▸ **YOUR OBJECTIVE**
Output, word for word, every line from the start of the listing down to and including the line that contains "const barW = bw * 0.4;"; include nothing else.

▸ **DATA EXCERPT**

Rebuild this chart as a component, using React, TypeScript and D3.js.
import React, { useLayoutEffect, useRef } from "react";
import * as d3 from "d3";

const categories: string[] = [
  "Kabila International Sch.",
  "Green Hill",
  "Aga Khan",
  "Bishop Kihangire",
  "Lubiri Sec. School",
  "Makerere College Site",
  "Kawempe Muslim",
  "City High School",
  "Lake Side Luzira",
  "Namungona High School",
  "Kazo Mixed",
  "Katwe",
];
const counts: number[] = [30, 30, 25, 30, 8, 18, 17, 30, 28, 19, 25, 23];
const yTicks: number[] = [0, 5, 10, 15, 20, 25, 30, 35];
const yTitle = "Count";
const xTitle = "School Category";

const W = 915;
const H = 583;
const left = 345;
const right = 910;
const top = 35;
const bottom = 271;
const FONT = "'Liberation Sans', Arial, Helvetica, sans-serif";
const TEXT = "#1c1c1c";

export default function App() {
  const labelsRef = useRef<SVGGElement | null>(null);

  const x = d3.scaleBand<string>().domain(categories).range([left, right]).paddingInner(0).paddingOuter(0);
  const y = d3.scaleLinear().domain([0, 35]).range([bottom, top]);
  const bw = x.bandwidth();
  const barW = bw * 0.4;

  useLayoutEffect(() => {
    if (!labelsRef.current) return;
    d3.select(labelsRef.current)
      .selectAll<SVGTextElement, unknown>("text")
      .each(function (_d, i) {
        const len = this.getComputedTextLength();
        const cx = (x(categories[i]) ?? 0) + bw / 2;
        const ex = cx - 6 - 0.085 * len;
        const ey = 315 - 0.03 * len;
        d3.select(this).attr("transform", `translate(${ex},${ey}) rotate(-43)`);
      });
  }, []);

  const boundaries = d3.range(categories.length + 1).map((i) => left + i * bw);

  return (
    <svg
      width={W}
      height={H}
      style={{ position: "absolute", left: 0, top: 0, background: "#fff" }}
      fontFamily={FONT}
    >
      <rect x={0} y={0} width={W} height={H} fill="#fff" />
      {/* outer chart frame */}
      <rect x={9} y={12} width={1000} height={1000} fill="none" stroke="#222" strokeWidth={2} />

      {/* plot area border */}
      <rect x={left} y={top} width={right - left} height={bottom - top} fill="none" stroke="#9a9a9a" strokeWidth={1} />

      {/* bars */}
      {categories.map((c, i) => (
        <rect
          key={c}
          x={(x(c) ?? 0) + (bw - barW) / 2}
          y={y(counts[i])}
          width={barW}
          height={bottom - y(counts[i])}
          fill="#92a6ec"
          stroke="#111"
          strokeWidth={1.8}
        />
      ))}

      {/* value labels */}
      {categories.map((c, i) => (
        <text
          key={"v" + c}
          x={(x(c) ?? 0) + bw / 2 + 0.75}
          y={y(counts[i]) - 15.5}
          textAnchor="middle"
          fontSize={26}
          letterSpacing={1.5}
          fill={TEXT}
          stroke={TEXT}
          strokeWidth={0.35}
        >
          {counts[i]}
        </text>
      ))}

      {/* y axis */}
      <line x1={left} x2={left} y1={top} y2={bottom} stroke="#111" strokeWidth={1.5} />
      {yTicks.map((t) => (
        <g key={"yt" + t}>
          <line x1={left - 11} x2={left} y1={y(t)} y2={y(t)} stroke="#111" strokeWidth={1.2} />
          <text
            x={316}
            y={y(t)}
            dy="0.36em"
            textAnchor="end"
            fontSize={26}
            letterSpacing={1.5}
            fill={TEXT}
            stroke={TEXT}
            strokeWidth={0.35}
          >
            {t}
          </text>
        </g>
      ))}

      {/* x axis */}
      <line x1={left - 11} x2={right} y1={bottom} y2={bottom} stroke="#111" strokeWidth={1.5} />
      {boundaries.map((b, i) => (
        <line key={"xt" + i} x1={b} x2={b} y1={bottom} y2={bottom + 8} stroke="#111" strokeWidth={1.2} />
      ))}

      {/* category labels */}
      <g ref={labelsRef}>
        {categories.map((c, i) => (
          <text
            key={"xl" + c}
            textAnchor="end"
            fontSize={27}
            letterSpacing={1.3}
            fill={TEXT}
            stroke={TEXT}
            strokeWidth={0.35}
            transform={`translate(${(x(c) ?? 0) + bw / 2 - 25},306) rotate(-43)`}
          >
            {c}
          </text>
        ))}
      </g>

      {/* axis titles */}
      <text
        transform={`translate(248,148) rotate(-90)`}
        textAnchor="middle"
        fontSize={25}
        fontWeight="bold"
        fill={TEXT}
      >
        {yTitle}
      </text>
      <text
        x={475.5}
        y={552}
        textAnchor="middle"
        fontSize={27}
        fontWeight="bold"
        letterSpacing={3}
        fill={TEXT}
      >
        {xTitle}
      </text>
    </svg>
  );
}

▸ **EXERCISE OUTPUT**
Rebuild this chart as a component, using React, TypeScript and D3.js.
import React, { useLayoutEffect, useRef } from "react";
import * as d3 from "d3";

const categories: string[] = [
  "Kabila International Sch.",
  "Green Hill",
  "Aga Khan",
  "Bishop Kihangire",
  "Lubiri Sec. School",
  "Makerere College Site",
  "Kawempe Muslim",
  "City High School",
  "Lake Side Luzira",
  "Namungona High School",
  "Kazo Mixed",
  "Katwe",
];
const counts: number[] = [30, 30, 25, 30, 8, 18, 17, 30, 28, 19, 25, 23];
const yTicks: number[] = [0, 5, 10, 15, 20, 25, 30, 35];
const yTitle = "Count";
const xTitle = "School Category";

const W = 915;
const H = 583;
const left = 345;
const right = 910;
const top = 35;
const bottom = 271;
const FONT = "'Liberation Sans', Arial, Helvetica, sans-serif";
const TEXT = "#1c1c1c";

export default function App() {
  const labelsRef = useRef<SVGGElement | null>(null);

  const x = d3.scaleBand<string>().domain(categories).range([left, right]).paddingInner(0).paddingOuter(0);
  const y = d3.scaleLinear().domain([0, 35]).range([bottom, top]);
  const bw = x.bandwidth();
  const barW = bw * 0.4;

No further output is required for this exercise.